§ **Task to complete**: Identify every line in the records below that contains the word "script", and reproduce each one.
--- Begin ---
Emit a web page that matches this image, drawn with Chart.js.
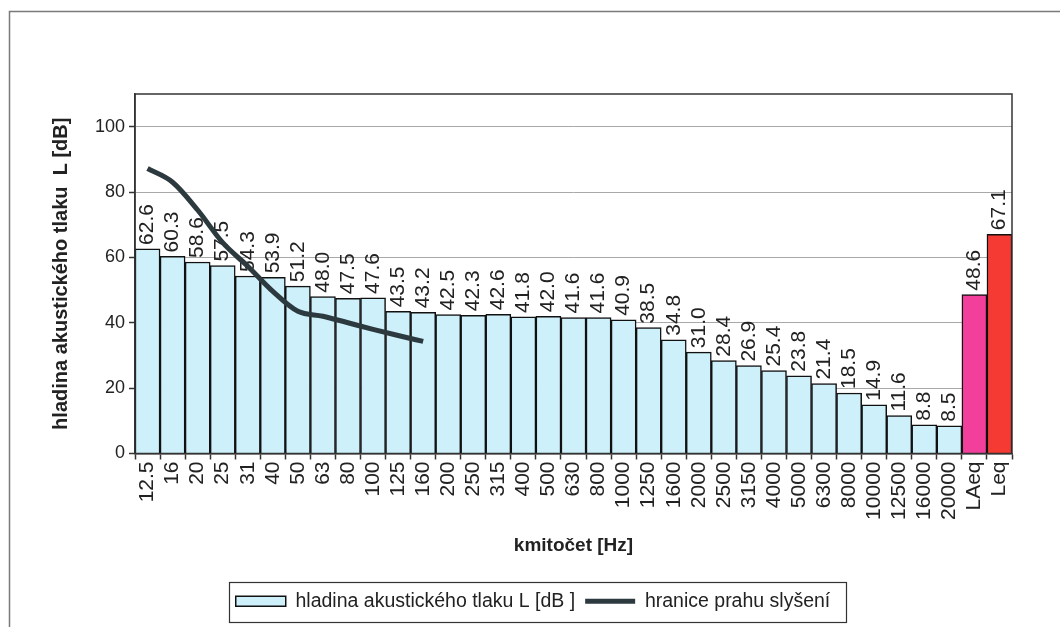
<!DOCTYPE html>
<html>
<head>
<meta charset="utf-8">
<title>hladina akustického tlaku</title>
<script src="https://cdn.jsdelivr.net/npm/chart.js@4.4.1/dist/chart.umd.min.js"></script>
<style>
    html, body { margin: 0; padding: 0; background: #fff; }
    canvas { display: block; }
</style>
</head>
<body>
<canvas id="myChart" width="1060" height="627"></canvas>
<script>
// frequency bands + the two total levels at the end
var frequencies = ["12.5", "16", "20", "25", "31", "40", "50", "63", "80", "100", "125", "160",
    "200", "250", "315", "400", "500", "630", "800", "1000", "1250", "1600", "2000", "2500",
    "3150", "4000", "5000", "6300", "8000", "10000", "12500", "16000", "20000", "LAeq", "Leq"];

// measured level per band [dB]
var levels = [62.6, 60.3, 58.6, 57.5, 54.3, 53.9, 51.2, 48.0, 47.5, 47.6, 43.5, 43.2,
    42.5, 42.3, 42.6, 41.8, 42.0, 41.6, 41.6, 40.9, 38.5, 34.8, 31.0, 28.4,
    26.9, 25.4, 23.8, 21.4, 18.5, 14.9, 11.6, 8.8, 8.5, 48.6, 67.1];

// hearing threshold, only given from 12.5 to 160 Hz
var threshold = [87.2, 83.0, 74.5, 64.5, 57.3, 49.6, 43.5, 42.0, 40.0, 38.0, 36.1, 34.3];

var yTicks = [0, 20, 40, 60, 80, 100];

var font = '"Liberation Sans", Arial, sans-serif';
var textColor = "#222";
var barColor = "#cdf0fa";
var lineColor = "#2c3a3f";

//colours for each bar, the last two are LAeq and Leq
var barColors = [];
for (var i = 0; i < levels.length; i++) {
    if (frequencies[i] === "LAeq") {
        barColors.push("#f23f9c");
    } else if (frequencies[i] === "Leq") {
        barColors.push("#f43a33");
    } else {
        barColors.push(barColor);
    }
}

var decor = {
    id: "decor",
    afterLayout: function (chart) {
        //legend sits in the middle of the page, not of the padded area
        var lg = chart.legend;
        var shift = 533 - (lg.left + lg.right) / 2;
        lg.left += shift;
        lg.right += shift;
    },
    beforeDraw: function (chart) {
        //outer frame, only top and left are visible
        var ctx = chart.ctx;
        ctx.save();
        ctx.strokeStyle = "#7a7a7a";
        ctx.lineWidth = 1.5;
        ctx.beginPath();
        ctx.moveTo(9.5, 627);
        ctx.lineTo(9.5, 11.5);
        ctx.lineTo(1060, 11.5);
        ctx.stroke();
        ctx.restore();
    },
    afterDatasetDraw: function (chart, args) {
        if (args.index !== 0) return;
        //value labels above bars, rotated
        var ctx = chart.ctx;
        ctx.save();
        ctx.font = "21px " + font;
        ctx.fillStyle = textColor;
        ctx.textAlign = "left";
        ctx.textBaseline = "middle";
        args.meta.data.forEach(function (bar, i) {
            ctx.save();
            ctx.translate(bar.x, bar.y - 4);
            ctx.rotate(-Math.PI / 2);
            ctx.fillText(levels[i].toFixed(1), 0, 0);
            ctx.restore();
        });
        ctx.restore();
    },
    afterDraw: function (chart) {
        var ctx = chart.ctx;
        var a = chart.chartArea;
        ctx.save();
        ctx.strokeStyle = "#333";
        ctx.lineWidth = 1.5;
        ctx.strokeRect(a.left, a.top, a.right - a.left, a.bottom - a.top);

        //box round the legend
        var boxes = chart.legend.legendHitBoxes;
        if (boxes && boxes.length) {
            var l = boxes[0].left, r = boxes[0].left + boxes[0].width;
            var t = boxes[0].top, b = boxes[0].top + boxes[0].height;
            boxes.forEach(function (h) {
                l = Math.min(l, h.left);
                r = Math.max(r, h.left + h.width);
                t = Math.min(t, h.top);
                b = Math.max(b, h.top + h.height);
            });
            ctx.lineWidth = 1.2;
            ctx.strokeRect(Math.round(l - 7) + 0.5, Math.round(t - 10) + 0.5, Math.round(r - l + 22), Math.round(b - t + 20));
        }
        ctx.restore();
    }
};

var ctx1 = document.getElementById("myChart");
var myChart = new Chart(ctx1, {
    type: "bar",
    data: {
        labels: frequencies,
        datasets: [{
            label: "hladina akustického tlaku L [dB ]",
            data: levels,
            backgroundColor: barColors,
            borderColor: "#111",
            borderWidth: 1.5,
            barPercentage: 1,
            categoryPercentage: 1,
            order: 1
        }, {
            type: "line",
            label: "hranice prahu slyšení",
            data: threshold,
            borderColor: lineColor,
            backgroundColor: lineColor,
            borderWidth: 5,
            pointRadius: 0,
            cubicInterpolationMode: "monotone",
            fill: false,
            order: 0
        }]
    },
    options: {
        responsive: false,
        animation: false,
        layout: { padding: { left: 9, top: 94, right: 48, bottom: 6 } },
        plugins: {
            tooltip: { enabled: false },
            legend: {
                position: "bottom",
                labels: {
                    usePointStyle: true,
                    pointStyleWidth: 50,
                    boxHeight: 10,
                    padding: 10,
                    color: textColor,
                    font: { family: font, size: 19.5 },
                    generateLabels: function () {
                        return [{
                            text: "hladina akustického tlaku L [dB ]",
                            fillStyle: barColor,
                            strokeStyle: "#111",
                            lineWidth: 1.5,
                            pointStyle: "rect",
                            fontColor: textColor,
                            datasetIndex: 0
                        }, {
                            text: "hranice prahu slyšení",
                            fillStyle: lineColor,
                            strokeStyle: lineColor,
                            lineWidth: 5,
                            pointStyle: "line",
                            fontColor: textColor,
                            datasetIndex: 1
                        }];
                    }
                }
            }
        },
        scales: {
            x: {
                offset: true,
                grid: { offset: true, drawOnChartArea: false, drawTicks: true, tickLength: 6, tickColor: "#333", tickWidth: 1.5 },
                border: { color: "#333", width: 1.5 },
                ticks: { color: textColor, font: { family: font, size: 21 }, maxRotation: 90, minRotation: 90, autoSkip: false, padding: 2 },
                title: {
                    display: true,
                    text: "kmitočet [Hz]",
                    color: textColor,
                    font: { family: font, size: 19, weight: "bold" },
                    padding: { top: 0, bottom: 24 }
                },
                afterFit: function (scale) { scale.height = 128; }
            },
            y: {
                min: 0,
                max: 110,
                afterBuildTicks: function (scale) {
                    scale.ticks = yTicks.map(function (v) { return { value: v }; });
                },
                grid: { color: "#a8a8a8", lineWidth: 1, tickColor: "#333", tickLength: 6, tickWidth: 1.5 },
                border: { color: "#333", width: 1.5 },
                ticks: { color: textColor, font: { family: font, size: 18 }, padding: 4 },
                title: {
                    display: true,
                    text: "hladina akustického tlaku  L [dB]",
                    color: textColor,
                    font: { family: font, size: 20, weight: "bold" },
                    padding: { top: 40, bottom: 0 }
                },
                afterFit: function (scale) { scale.width = 126; }
            }
        }
    },
    plugins: [decor]
});
</script>
</body>
</html>
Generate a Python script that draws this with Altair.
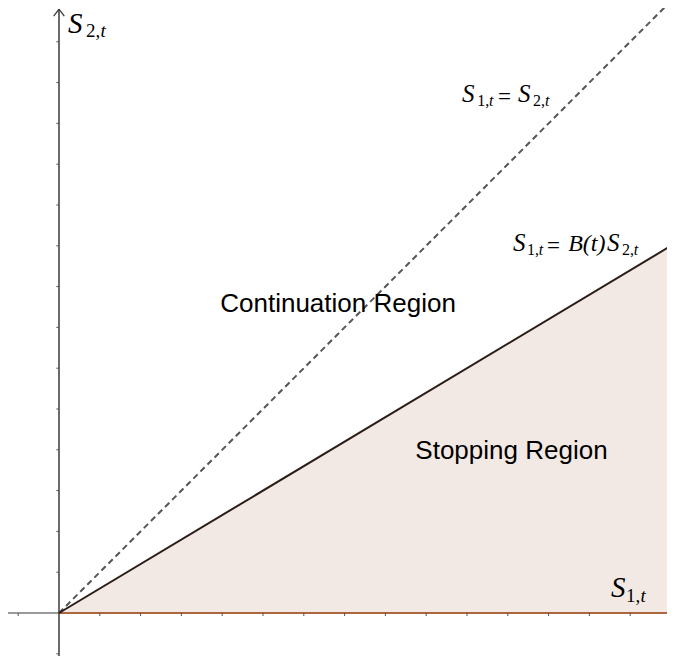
import altair as alt
import pandas as pd

# ---- data (in axis units; one tick = 1 unit) ----
diag_x = [0, 15.1]
diag_y = [0, 15.1]          # S1 = S2 (dashed)
bound_x = [0, 15.1]
bound_y = [0, 9.06]         # S1 = B(t) S2 (solid), stopping region below
xticks = [-1, 1, 2, 3, 4, 5, 6, 7, 8, 9, 10, 11, 12, 13, 14, 15]
yticks = [-1, 1, 2, 3, 4, 5, 6, 7, 8, 9, 10, 11, 12, 13, 14]

XMIN, XMAX = -1.25, 14.902
YMIN, YMAX = -1.054, 14.828
W, H = 659, 648

xs = alt.Scale(domain=[XMIN, XMAX], nice=False, zero=False)
ys = alt.Scale(domain=[YMIN, YMAX], nice=False, zero=False)
X = lambda f="x": alt.X(f"{f}:Q", scale=xs, axis=None)
Y = lambda f="y": alt.Y(f"{f}:Q", scale=ys, axis=None)

bound = pd.DataFrame({"x": bound_x, "y": bound_y, "y0": [0, 0]})
diag = pd.DataFrame({"x": diag_x, "y": diag_y})

area = alt.Chart(bound).mark_area(color="#f3e9e4", opacity=1, clip=True).encode(
    x=X(), y=Y(), y2=alt.Y2("y0:Q"))

# x axis (grey), brown edge of region along it
xaxis = alt.Chart(pd.DataFrame({"x": [XMIN], "x2": [XMAX], "y": [0]})).mark_rule(
    color="#9a9a9a", strokeWidth=2).encode(x=X(), x2="x2:Q", y=Y())
brown = alt.Chart(pd.DataFrame({"x": [0], "x2": [XMAX], "y": [0]})).mark_rule(
    color="#b5541f", strokeWidth=1.6).encode(x=X(), x2="x2:Q", y=Y())

# y axis
yaxis = alt.Chart(pd.DataFrame({"x": [0], "y": [YMIN], "y2": [14.8]})).mark_rule(
    color="#3a3a3a", strokeWidth=1.5).encode(x=X(), y=Y(), y2="y2:Q")
arrow = alt.Chart(pd.DataFrame({"x": [0, 0], "x2": [-0.13, 0.13],
                                "y": [14.8, 14.8], "y2": [14.63, 14.63]})).mark_rule(
    color="#3a3a3a", strokeWidth=1.3).encode(x=X(), x2="x2:Q", y=Y(), y2="y2:Q")

# ticks
xt = pd.DataFrame({"x": xticks})
xt["y"] = 0
xt["y2"] = -0.075
xtick = alt.Chart(xt).mark_rule(color="#555555", strokeWidth=1, clip=True).encode(
    x=X(), y=Y(), y2="y2:Q")
yt = pd.DataFrame({"y": yticks})
yt["x"] = -0.065
yt["x2"] = 0
ytick = alt.Chart(yt).mark_rule(color="#555555", strokeWidth=1).encode(
    x=X(), x2="x2:Q", y=Y())

dashed = alt.Chart(diag).mark_line(color="#555555", strokeWidth=2,
                                   strokeDash=[6, 4], clip=True).encode(x=X(), y=Y())
solid = alt.Chart(bound).mark_line(color="#2b1c18", strokeWidth=2, clip=True).encode(
    x=X(), y=Y())

# region labels
regions = pd.DataFrame({"t": ["Continuation Region", "Stopping Region"],
                        "x": [6.84, 11.09], "y": [7.38, 3.77]})
reg = alt.Chart(regions).mark_text(font="Liberation Sans", fontSize=26, align="center",
                                   baseline="alphabetic", color="#000000").encode(
    x=X(), y=Y(), text="t:N")

# math labels: pieces (text, x, y, size)
ital = pd.DataFrame({
    "t": ["S", "t", "S", "t",
          "S", "t", "S", "t",
          "S", "t", "B(t)", "S", "t"],
    "x": [0.22, 1.02, 13.53, 14.25,
          9.88, 10.54, 11.25, 11.91,
          11.13, 11.76, 12.48, 13.43, 14.09],
    "y": [14.21, 14.11, 0.39, 0.27,
          12.52, 12.43, 12.52, 12.43,
          8.87, 8.77, 8.87, 8.87, 8.77],
    "s": [29, 19, 29, 19,
          25, 16, 25, 16,
          25, 16, 24, 25, 16]})
upr = pd.DataFrame({
    "t": ["2,", "1,", "1,", "=", "2,", "1,", "=", "2,"],
    "x": [0.66, 13.90, 10.25, 10.76, 11.62, 11.47, 11.96, 13.80],
    "y": [14.11, 0.27, 12.43, 12.48, 12.43, 8.77, 8.83, 8.77],
    "s": [19, 19, 16, 23, 16, 16, 23, 16]})
mi = alt.Chart(ital).mark_text(font="Liberation Serif", fontStyle="italic", align="left",
                               baseline="alphabetic", color="#000000").encode(
    x=X(), y=Y(), text="t:N", size=alt.Size("s:Q", scale=None, legend=None))
mu = alt.Chart(upr).mark_text(font="Liberation Serif", align="left",
                              baseline="alphabetic", color="#000000").encode(
    x=X(), y=Y(), text="t:N", size=alt.Size("s:Q", scale=None, legend=None))

chart = alt.layer(area, xaxis, brown, xtick, yaxis, ytick, arrow, dashed, solid,
                  reg, mi, mu).properties(
    width=W, height=H, padding=0, autosize=alt.AutoSizeParams(type="none"),
    background="white").configure_view(stroke=None)

chart.save("out.html", embed_options={"renderer": "svg", "actions": False})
--- End ---
§ **Task output**:
<script src="https://cdn.jsdelivr.net/npm/chart.js@4.4.1/dist/chart.umd.min.js"></script>
<script>
</script>
Generate a Python script that draws this with Altair.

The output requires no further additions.